There was a significant freezing rain event in Black Hills between Aberdeen and Olympia 8-10 years ago- The upper third of all the Alder trees in the area snapped off by the weight of several inches of freezing rain creating quite a scene- It appeared as though there were whole groves of sharpened stakes.

Drew said...

We had freezing rain in Yakima yesterday. All of the local schools were 2 hours late, and several closed. Driving on it was worse than driving in snow! Plus it took me nearly 10 minutes to chip the stuff off my windshield and windows. Give me snow any day -- this freezing rain is awful.

windlover said...

And that video was a good example of what NOT to do!
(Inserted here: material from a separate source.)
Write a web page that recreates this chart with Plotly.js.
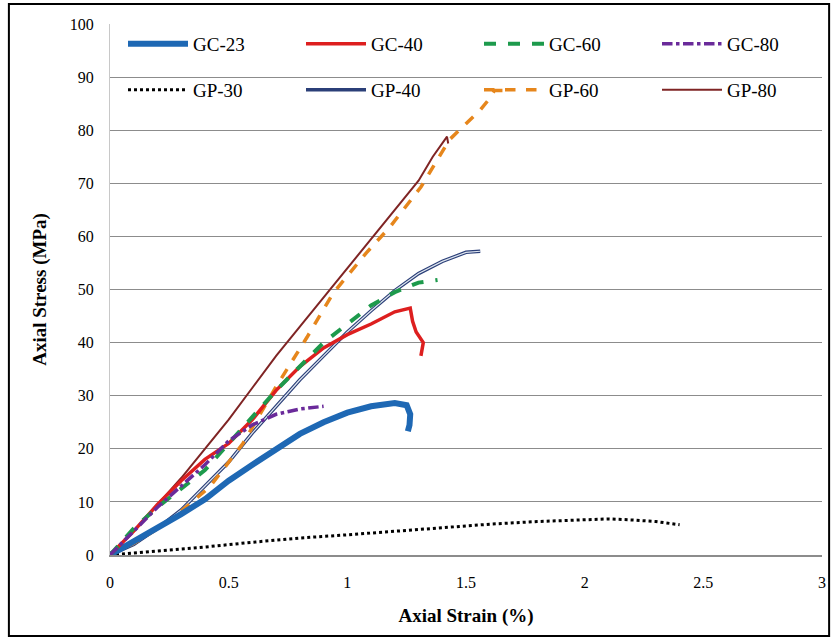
<!DOCTYPE html>
<html><head><meta charset="utf-8">
<script src="https://cdn.plot.ly/plotly-3.0.1.min.js"></script>
<style>html,body{margin:0;padding:0;background:#fff}#chart{width:831px;height:641px}</style>
</head><body><div id="chart"></div>
<script>
// GC-23
const gc23_x = [0,0.1,0.2,0.3,0.4,0.5,0.6,0.7,0.8,0.9,1.0,1.1,1.2,1.25,1.265,1.262,1.255];
const gc23_y = [0,2.5,5,7.7,10.5,14,17,20,22.8,25,26.8,28,28.6,28.2,26.5,24.5,23.3];
// GC-40
const gc40_x = [0,0.1,0.2,0.3,0.4,0.5,0.6,0.7,0.8,0.9,1.0,1.1,1.2,1.265,1.275,1.29,1.32,1.31];
const gc40_y = [0,4.5,9.5,14,18,21,25.5,31,35.5,39,41.5,43.5,45.8,46.5,44,42,40,37.5];
// GC-60
const gc60_x = [0,0.1,0.2,0.3,0.4,0.5,0.6,0.7,0.8,0.9,1.0,1.1,1.2,1.3,1.38];
const gc60_y = [0,5,9,12.5,16,21,26,31,35.5,40,43.5,47,49.5,51.3,51.8];
// GC-80
const gc80_x = [0,0.1,0.2,0.3,0.4,0.5,0.6,0.7,0.8,0.9];
const gc80_y = [0,4.5,9,13,17,21.5,24.5,26.5,27.5,28];
// GP-30
const gp30_x = [0,0.2,0.4,0.6,0.8,1.0,1.2,1.4,1.6,1.8,2.0,2.1,2.2,2.3,2.4];
const gp30_y = [0,0.7,1.5,2.4,3.2,3.8,4.5,5.1,5.8,6.3,6.7,6.8,6.6,6.3,5.7];
// GP-40
const gp40_x = [0,0.1,0.2,0.3,0.4,0.5,0.6,0.7,0.8,0.9,1.0,1.1,1.2,1.3,1.4,1.5,1.56];
const gp40_y = [0,2,5,8.5,13,17.5,23,28,33,37.5,42,46,49.8,53,55.3,57,57.2];
// GP-60
const gp60_x = [0,0.1,0.24,0.42,0.56,0.7,0.83,0.94,1.08,1.18,1.31,1.43,1.56,1.6,1.62,1.66];
const gp60_y = [0,2.2,6,12.8,21,31.7,41,49.3,56.9,61.8,69.3,78.2,83.8,86,87.5,87.5];
// GP-80
const gp80_x = [0,0.1,0.2,0.3,0.4,0.5,0.6,0.7,0.8,0.9,1.0,1.1,1.2,1.3,1.36,1.4,1.42,1.425];
const gp80_y = [0,4.5,9.5,14.5,20,25.5,31.5,37.5,43,48.5,54,59.5,65,70.5,75,77.5,78.8,77.5];

const serif = 'Liberation Serif, Times New Roman, serif';
function tr(name, x, y, line, legend, extra) {
  return Object.assign({type:'scatter', mode:'lines', name, x, y, line, legend}, extra||{});
}
const data = [
  tr('GP-30', gp30_x, gp30_y, {color:'#000000', width:3, dash:'dot'}, 'legend5'),
  tr('GP-40', gp40_x, gp40_y, {color:'#2b3f78', width:3.5}, 'legend6'),
  tr('GP-40w', gp40_x, gp40_y, {color:'#dfe6f0', width:1.2}, 'legend6', {showlegend:false}),
  tr('GP-60', gp60_x, gp60_y, {color:'#e6861c', width:3.5, dash:'dash'}, 'legend7'),
  tr('GP-80', gp80_x, gp80_y, {color:'#7f2424', width:2}, 'legend8'),
  tr('GC-23', gc23_x, gc23_y, {color:'#1e68b4', width:6}, 'legend'),
  tr('GC-40', gc40_x, gc40_y, {color:'#dd1f1f', width:3.5}, 'legend2'),
  tr('GC-60', gc60_x, gc60_y, {color:'#1d9a4c', width:4, dash:'dash'}, 'legend3'),
  tr('GC-80', gc80_x, gc80_y, {color:'#6a2a9a', width:3.5, dash:'dashdot'}, 'legend4'),
];
const colPx = [128, 306, 484, 662];
const rowPx = [44, 90];
function leg(col, row) {
  return {orientation:'v', xref:'paper', yref:'paper', xanchor:'left', yanchor:'middle',
    x:(colPx[col]-5-110)/712, y:(555-rowPx[row])/531,
    bgcolor:'rgba(0,0,0,0)', font:{family:serif, size:19, color:'#000'},
    itemwidth:60, itemclick:false, borderwidth:0};
}
const layout = {
  width:831, height:641,
  margin:{l:110, r:9, t:24, b:86},
  paper_bgcolor:'#fff', plot_bgcolor:'#fff',
  showlegend:true,
  legend: leg(0,0), legend2: leg(1,0), legend3: leg(2,0), legend4: leg(3,0),
  legend5: leg(0,1), legend6: leg(1,1), legend7: leg(2,1), legend8: leg(3,1),
  xaxis:{range:[0,3], dtick:0.5, tick0:0, showgrid:false, zeroline:false, showline:true, linecolor:'#8c8c8c', linewidth:1.5,
    ticks:'', tickfont:{family:serif, size:16, color:'#000'}, ticklabelstandoff:12,
    title:{text:'<b>Axial Strain (%)</b>', font:{family:serif, size:19, color:'#000'}, standoff:19}},
  yaxis:{range:[0,100], dtick:10, tick0:0, showgrid:true, gridcolor:'#8c8c8c', gridwidth:1, zeroline:false,
    showline:true, linecolor:'#c8c8c8', linewidth:1, ticks:'', tickfont:{family:serif, size:16, color:'#000'}, ticklabelstandoff:12,
    title:{text:'<b>Axial Stress (MPa)</b>', font:{family:serif, size:19, color:'#000'}, standoff:18}},
  shapes:[{type:'rect', xref:'paper', yref:'paper', x0:-0.142, x1:1.01, y0:-0.1525, y1:1.0377,
    line:{color:'#000', width:2}, fillcolor:'rgba(0,0,0,0)', layer:'above'}]
};
Plotly.newPlot('chart', data, layout, {displayModeBar:false, staticPlot:true});
</script></body></html>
Why would anyone open their car doors and jump out? Wow!

HarrisonCZ7 said...

Thanks for all these awesome blog entries. This is such a cool blog! A simple blog fee of $10 or something would be fine with me! Keep up such awesome work! And thank goodness we never got freezing rain! Just 5.5" of pure fun in Silverdale.

danger garden said...

My neighborhood in NE Portland was hit pretty hard late Tuesday into Wednesday morning. I have yet to find anyone else in Portland who experienced it.

Rivrdog said...

When did Towering Cumulus (old weather symbol TCu) start getting called "cumulo congestus". As a total cloud freak when a pre-teen 55 years ago, I thought I could name all the clouds from stratus through noctilucent, but I never heard of cumulo congestus.